--- Start ---
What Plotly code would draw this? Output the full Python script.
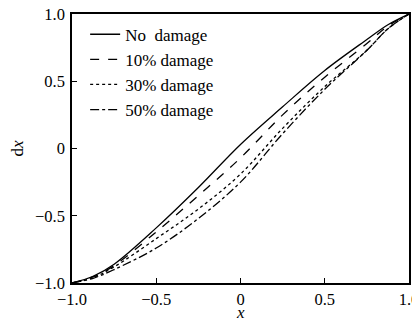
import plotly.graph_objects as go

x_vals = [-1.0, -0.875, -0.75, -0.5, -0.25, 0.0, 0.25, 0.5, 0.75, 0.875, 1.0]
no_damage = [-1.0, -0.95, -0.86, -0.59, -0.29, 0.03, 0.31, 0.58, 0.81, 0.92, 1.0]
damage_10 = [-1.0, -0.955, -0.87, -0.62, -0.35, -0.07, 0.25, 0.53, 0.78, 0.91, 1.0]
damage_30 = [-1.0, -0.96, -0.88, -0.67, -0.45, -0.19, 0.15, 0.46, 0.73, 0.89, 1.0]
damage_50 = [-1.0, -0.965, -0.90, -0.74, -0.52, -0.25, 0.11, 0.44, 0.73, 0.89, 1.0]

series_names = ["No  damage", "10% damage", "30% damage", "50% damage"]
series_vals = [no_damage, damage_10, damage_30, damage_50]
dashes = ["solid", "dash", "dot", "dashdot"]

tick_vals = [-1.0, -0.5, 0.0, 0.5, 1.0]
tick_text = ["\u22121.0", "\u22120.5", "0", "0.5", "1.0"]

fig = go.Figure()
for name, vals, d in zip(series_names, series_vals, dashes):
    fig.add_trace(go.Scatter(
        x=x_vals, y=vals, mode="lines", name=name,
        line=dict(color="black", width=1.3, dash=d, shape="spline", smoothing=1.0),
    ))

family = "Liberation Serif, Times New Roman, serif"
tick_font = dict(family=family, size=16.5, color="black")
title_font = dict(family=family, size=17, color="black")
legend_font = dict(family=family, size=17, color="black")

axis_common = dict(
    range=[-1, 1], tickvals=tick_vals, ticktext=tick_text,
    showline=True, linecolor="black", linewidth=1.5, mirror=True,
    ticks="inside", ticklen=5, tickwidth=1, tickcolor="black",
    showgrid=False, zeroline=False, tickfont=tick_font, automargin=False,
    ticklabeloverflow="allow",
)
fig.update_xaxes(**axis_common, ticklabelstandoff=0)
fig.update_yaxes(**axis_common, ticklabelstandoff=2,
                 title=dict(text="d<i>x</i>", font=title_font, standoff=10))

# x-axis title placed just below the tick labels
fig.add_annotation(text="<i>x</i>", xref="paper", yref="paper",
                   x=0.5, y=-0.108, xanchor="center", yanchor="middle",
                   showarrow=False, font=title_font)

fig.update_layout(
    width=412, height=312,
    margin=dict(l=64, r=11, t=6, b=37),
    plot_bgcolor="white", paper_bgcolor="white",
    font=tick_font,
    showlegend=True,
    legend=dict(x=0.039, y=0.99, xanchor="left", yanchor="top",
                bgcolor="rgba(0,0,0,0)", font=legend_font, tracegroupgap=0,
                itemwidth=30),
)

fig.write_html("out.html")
--- End ---
Repeat the material above verbatim. Leave the pictures behind.

What Plotly code would draw this? Output the full Python script.
import plotly.graph_objects as go

x_vals = [-1.0, -0.875, -0.75, -0.5, -0.25, 0.0, 0.25, 0.5, 0.75, 0.875, 1.0]
no_damage = [-1.0, -0.95, -0.86, -0.59, -0.29, 0.03, 0.31, 0.58, 0.81, 0.92, 1.0]
damage_10 = [-1.0, -0.955, -0.87, -0.62, -0.35, -0.07, 0.25, 0.53, 0.78, 0.91, 1.0]
damage_30 = [-1.0, -0.96, -0.88, -0.67, -0.45, -0.19, 0.15, 0.46, 0.73, 0.89, 1.0]
damage_50 = [-1.0, -0.965, -0.90, -0.74, -0.52, -0.25, 0.11, 0.44, 0.73, 0.89, 1.0]

series_names = ["No  damage", "10% damage", "30% damage", "50% damage"]
series_vals = [no_damage, damage_10, damage_30, damage_50]
dashes = ["solid", "dash", "dot", "dashdot"]

tick_vals = [-1.0, -0.5, 0.0, 0.5, 1.0]
tick_text = ["\u22121.0", "\u22120.5", "0", "0.5", "1.0"]

fig = go.Figure()
for name, vals, d in zip(series_names, series_vals, dashes):
    fig.add_trace(go.Scatter(
        x=x_vals, y=vals, mode="lines", name=name,
        line=dict(color="black", width=1.3, dash=d, shape="spline", smoothing=1.0),
    ))

family = "Liberation Serif, Times New Roman, serif"
tick_font = dict(family=family, size=16.5, color="black")
title_font = dict(family=family, size=17, color="black")
legend_font = dict(family=family, size=17, color="black")

axis_common = dict(
    range=[-1, 1], tickvals=tick_vals, ticktext=tick_text,
    showline=True, linecolor="black", linewidth=1.5, mirror=True,
    ticks="inside", ticklen=5, tickwidth=1, tickcolor="black",
    showgrid=False, zeroline=False, tickfont=tick_font, automargin=False,
    ticklabeloverflow="allow",
)
fig.update_xaxes(**axis_common, ticklabelstandoff=0)
fig.update_yaxes(**axis_common, ticklabelstandoff=2,
                 title=dict(text="d<i>x</i>", font=title_font, standoff=10))

# x-axis title placed just below the tick labels
fig.add_annotation(text="<i>x</i>", xref="paper", yref="paper",
                   x=0.5, y=-0.108, xanchor="center", yanchor="middle",
                   showarrow=False, font=title_font)

fig.update_layout(
    width=412, height=312,
    margin=dict(l=64, r=11, t=6, b=37),
    plot_bgcolor="white", paper_bgcolor="white",
    font=tick_font,
    showlegend=True,
    legend=dict(x=0.039, y=0.99, xanchor="left", yanchor="top",
                bgcolor="rgba(0,0,0,0)", font=legend_font, tracegroupgap=0,
                itemwidth=30),
)

fig.write_html("out.html")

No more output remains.